The superior hydrothermal stability of Pd/SSZ-39 in low temperature passive NOx adsorption (PNA) and methane combustion

Uniform SSZ-39 (Si/Al ratio similar to 12) crystals with an average size of about one micron were synthesized and used to support Pd (0.7-3 wt%) for PNA. The as-synthesized materials were characterized by FTIR, XRD, Helium Ion Microscopy, HAADF-STEM imaging, Al-27, Si-29, and H-1-Si-29 CP solid state NMR spectroscopic techniques. FTIR studies with CO and NO probe molecules reveal that the majority of Pd is dispersed as isolated Pd(II) and Pd (II) - OH centers and as such is suitable as a low-temperature passive NOx adsorber. Pd(II)-NO, Pd(II)(OH)(NO), and Pd(II)(CO)(NO) complexes form in this material during PNA. Comparison to Pd/SSZ-13 (Si/Al similar to 12) shows the superior hydrothermal stability of this new material, surviving hydrothermal aging up to 815 degrees C in 10 % H2O/Air for 16 h without a significant loss of activity. The SSZ-39 crystal structure remains intact during hydrothermal aging up to 1000 degrees C confirmed by XRD and HAADF-STEM imaging/EDS mapping. However, changes to the framework, as evidenced by high-field 27 Al NMR, during such severe hydrothermal treatment significantly alter the NOx release profiles. Besides PNA, this hydrothermally stable material (3 wt% Pd on SSZ-39; Si/Al similar to 12) can be used as a robust methane combustion catalyst under practically relevant conditions (i.e., GHSV similar to 300 L/g*hr).
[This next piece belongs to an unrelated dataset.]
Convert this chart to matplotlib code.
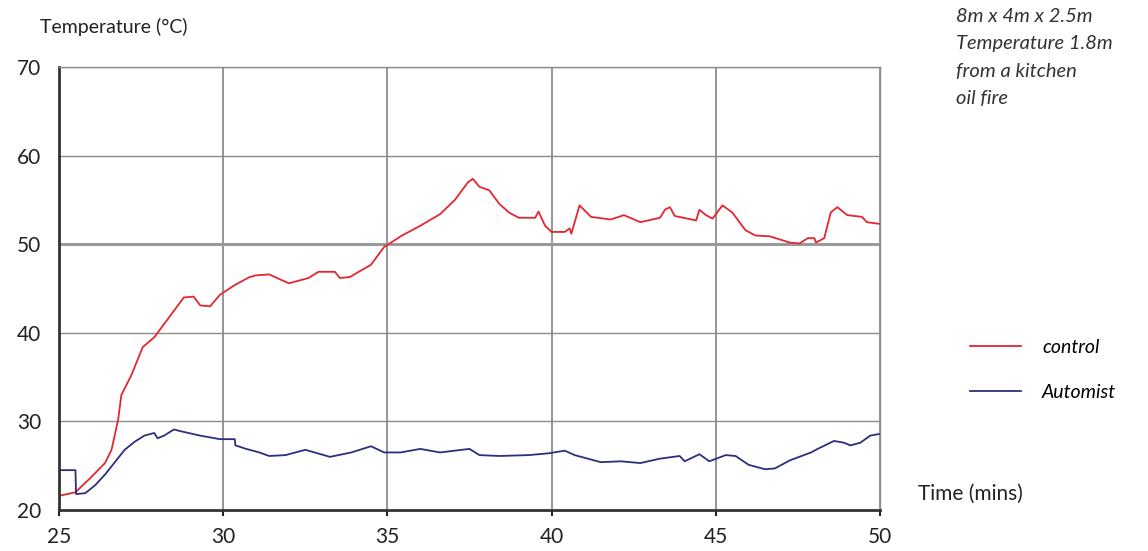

This catalyst shows minimal deactivation after both hydrothermal aging at 750 and 800 degrees C and prolonged time on stream (105 h) at 425 degrees C. In contrast, both 3 wt% Pd/alumina and 3 wt% Pd/SSZ-13 lose a significant portion of their activity under such conditions, marking an improvement over current technology.